* [EXERCISE DESCRIPTION]: Word for word, give the material below again, minus any images.

* [AVAILABLE DATA]:
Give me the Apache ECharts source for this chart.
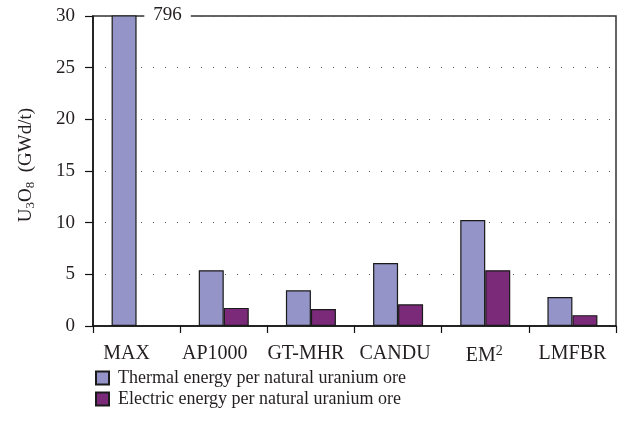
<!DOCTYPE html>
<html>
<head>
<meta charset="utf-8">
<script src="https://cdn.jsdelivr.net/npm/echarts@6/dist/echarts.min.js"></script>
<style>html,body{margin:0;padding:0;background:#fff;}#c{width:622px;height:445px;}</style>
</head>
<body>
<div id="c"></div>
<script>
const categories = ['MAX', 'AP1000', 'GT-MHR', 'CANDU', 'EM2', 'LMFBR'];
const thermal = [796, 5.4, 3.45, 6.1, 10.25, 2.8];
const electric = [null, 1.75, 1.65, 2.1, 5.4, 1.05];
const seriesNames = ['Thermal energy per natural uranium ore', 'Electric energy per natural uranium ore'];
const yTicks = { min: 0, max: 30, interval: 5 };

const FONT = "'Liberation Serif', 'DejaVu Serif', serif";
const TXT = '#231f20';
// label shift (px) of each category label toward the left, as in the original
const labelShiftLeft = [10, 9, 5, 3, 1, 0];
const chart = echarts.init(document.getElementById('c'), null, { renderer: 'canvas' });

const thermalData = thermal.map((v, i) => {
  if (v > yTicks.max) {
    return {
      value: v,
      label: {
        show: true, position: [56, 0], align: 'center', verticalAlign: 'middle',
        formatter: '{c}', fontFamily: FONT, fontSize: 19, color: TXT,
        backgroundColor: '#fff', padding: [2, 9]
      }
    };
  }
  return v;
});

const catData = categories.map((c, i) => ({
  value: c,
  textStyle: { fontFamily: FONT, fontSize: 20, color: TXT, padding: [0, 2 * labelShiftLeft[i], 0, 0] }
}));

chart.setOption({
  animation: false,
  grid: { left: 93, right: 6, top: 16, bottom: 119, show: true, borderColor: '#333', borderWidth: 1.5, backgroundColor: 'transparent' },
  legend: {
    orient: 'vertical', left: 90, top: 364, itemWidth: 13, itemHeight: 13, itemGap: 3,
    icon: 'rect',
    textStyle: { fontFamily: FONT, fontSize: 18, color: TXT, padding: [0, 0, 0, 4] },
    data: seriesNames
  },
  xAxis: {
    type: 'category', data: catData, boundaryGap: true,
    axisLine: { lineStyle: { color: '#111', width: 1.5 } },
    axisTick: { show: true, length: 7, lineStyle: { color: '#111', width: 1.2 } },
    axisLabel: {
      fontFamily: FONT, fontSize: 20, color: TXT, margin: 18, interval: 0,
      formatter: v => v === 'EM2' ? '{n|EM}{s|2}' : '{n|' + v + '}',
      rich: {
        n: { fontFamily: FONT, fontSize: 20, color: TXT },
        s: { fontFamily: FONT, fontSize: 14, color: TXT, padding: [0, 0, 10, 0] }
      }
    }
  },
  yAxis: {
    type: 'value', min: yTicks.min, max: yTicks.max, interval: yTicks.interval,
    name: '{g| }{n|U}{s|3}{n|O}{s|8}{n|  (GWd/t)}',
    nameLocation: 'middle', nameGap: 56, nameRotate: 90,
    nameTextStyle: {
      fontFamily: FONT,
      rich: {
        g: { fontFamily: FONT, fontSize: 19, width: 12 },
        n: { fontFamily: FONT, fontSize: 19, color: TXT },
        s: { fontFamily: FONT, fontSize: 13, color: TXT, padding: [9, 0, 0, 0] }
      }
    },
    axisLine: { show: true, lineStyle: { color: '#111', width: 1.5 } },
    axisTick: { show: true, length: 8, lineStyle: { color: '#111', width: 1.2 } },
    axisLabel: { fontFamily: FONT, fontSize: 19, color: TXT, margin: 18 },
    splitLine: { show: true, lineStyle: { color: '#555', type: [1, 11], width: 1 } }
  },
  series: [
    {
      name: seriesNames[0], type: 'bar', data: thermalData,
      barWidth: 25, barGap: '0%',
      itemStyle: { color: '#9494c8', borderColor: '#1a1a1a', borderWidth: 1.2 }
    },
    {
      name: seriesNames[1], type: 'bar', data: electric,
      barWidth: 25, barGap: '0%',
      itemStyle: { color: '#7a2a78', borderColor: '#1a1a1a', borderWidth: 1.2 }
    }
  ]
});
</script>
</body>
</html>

* [FINISHED TASK]:
Give me the Apache ECharts source for this chart.
<!DOCTYPE html>
<html>
<head>
<meta charset="utf-8">
<script src="https://cdn.jsdelivr.net/npm/echarts@6/dist/echarts.min.js"></script>
<style>html,body{margin:0;padding:0;background:#fff;}#c{width:622px;height:445px;}</style>
</head>
<body>
<div id="c"></div>
<script>
const categories = ['MAX', 'AP1000', 'GT-MHR', 'CANDU', 'EM2', 'LMFBR'];
const thermal = [796, 5.4, 3.45, 6.1, 10.25, 2.8];
const electric = [null, 1.75, 1.65, 2.1, 5.4, 1.05];
const seriesNames = ['Thermal energy per natural uranium ore', 'Electric energy per natural uranium ore'];
const yTicks = { min: 0, max: 30, interval: 5 };

const FONT = "'Liberation Serif', 'DejaVu Serif', serif";
const TXT = '#231f20';
// label shift (px) of each category label toward the left, as in the original
const labelShiftLeft = [10, 9, 5, 3, 1, 0];
const chart = echarts.init(document.getElementById('c'), null, { renderer: 'canvas' });

const thermalData = thermal.map((v, i) => {
  if (v > yTicks.max) {
    return {
      value: v,
      label: {
        show: true, position: [56, 0], align: 'center', verticalAlign: 'middle',
        formatter: '{c}', fontFamily: FONT, fontSize: 19, color: TXT,
        backgroundColor: '#fff', padding: [2, 9]
      }
    };
  }
  return v;
});

const catData = categories.map((c, i) => ({
  value: c,
  textStyle: { fontFamily: FONT, fontSize: 20, color: TXT, padding: [0, 2 * labelShiftLeft[i], 0, 0] }
}));

chart.setOption({
  animation: false,
  grid: { left: 93, right: 6, top: 16, bottom: 119, show: true, borderColor: '#333', borderWidth: 1.5, backgroundColor: 'transparent' },
  legend: {
    orient: 'vertical', left: 90, top: 364, itemWidth: 13, itemHeight: 13, itemGap: 3,
    icon: 'rect',
    textStyle: { fontFamily: FONT, fontSize: 18, color: TXT, padding: [0, 0, 0, 4] },
    data: seriesNames
  },
  xAxis: {
    type: 'category', data: catData, boundaryGap: true,
    axisLine: { lineStyle: { color: '#111', width: 1.5 } },
    axisTick: { show: true, length: 7, lineStyle: { color: '#111', width: 1.2 } },
    axisLabel: {
      fontFamily: FONT, fontSize: 20, color: TXT, margin: 18, interval: 0,
      formatter: v => v === 'EM2' ? '{n|EM}{s|2}' : '{n|' + v + '}',
      rich: {
        n: { fontFamily: FONT, fontSize: 20, color: TXT },
        s: { fontFamily: FONT, fontSize: 14, color: TXT, padding: [0, 0, 10, 0] }
      }
    }
  },
  yAxis: {
    type: 'value', min: yTicks.min, max: yTicks.max, interval: yTicks.interval,
    name: '{g| }{n|U}{s|3}{n|O}{s|8}{n|  (GWd/t)}',
    nameLocation: 'middle', nameGap: 56, nameRotate: 90,
    nameTextStyle: {
      fontFamily: FONT,
      rich: {
        g: { fontFamily: FONT, fontSize: 19, width: 12 },
        n: { fontFamily: FONT, fontSize: 19, color: TXT },
        s: { fontFamily: FONT, fontSize: 13, color: TXT, padding: [9, 0, 0, 0] }
      }
    },
    axisLine: { show: true, lineStyle: { color: '#111', width: 1.5 } },
    axisTick: { show: true, length: 8, lineStyle: { color: '#111', width: 1.2 } },
    axisLabel: { fontFamily: FONT, fontSize: 19, color: TXT, margin: 18 },
    splitLine: { show: true, lineStyle: { color: '#555', type: [1, 11], width: 1 } }
  },
  series: [
    {
      name: seriesNames[0], type: 'bar', data: thermalData,
      barWidth: 25, barGap: '0%',
      itemStyle: { color: '#9494c8', borderColor: '#1a1a1a', borderWidth: 1.2 }
    },
    {
      name: seriesNames[1], type: 'bar', data: electric,
      barWidth: 25, barGap: '0%',
      itemStyle: { color: '#7a2a78', borderColor: '#1a1a1a', borderWidth: 1.2 }
    }
  ]
});
</script>
</body>
</html>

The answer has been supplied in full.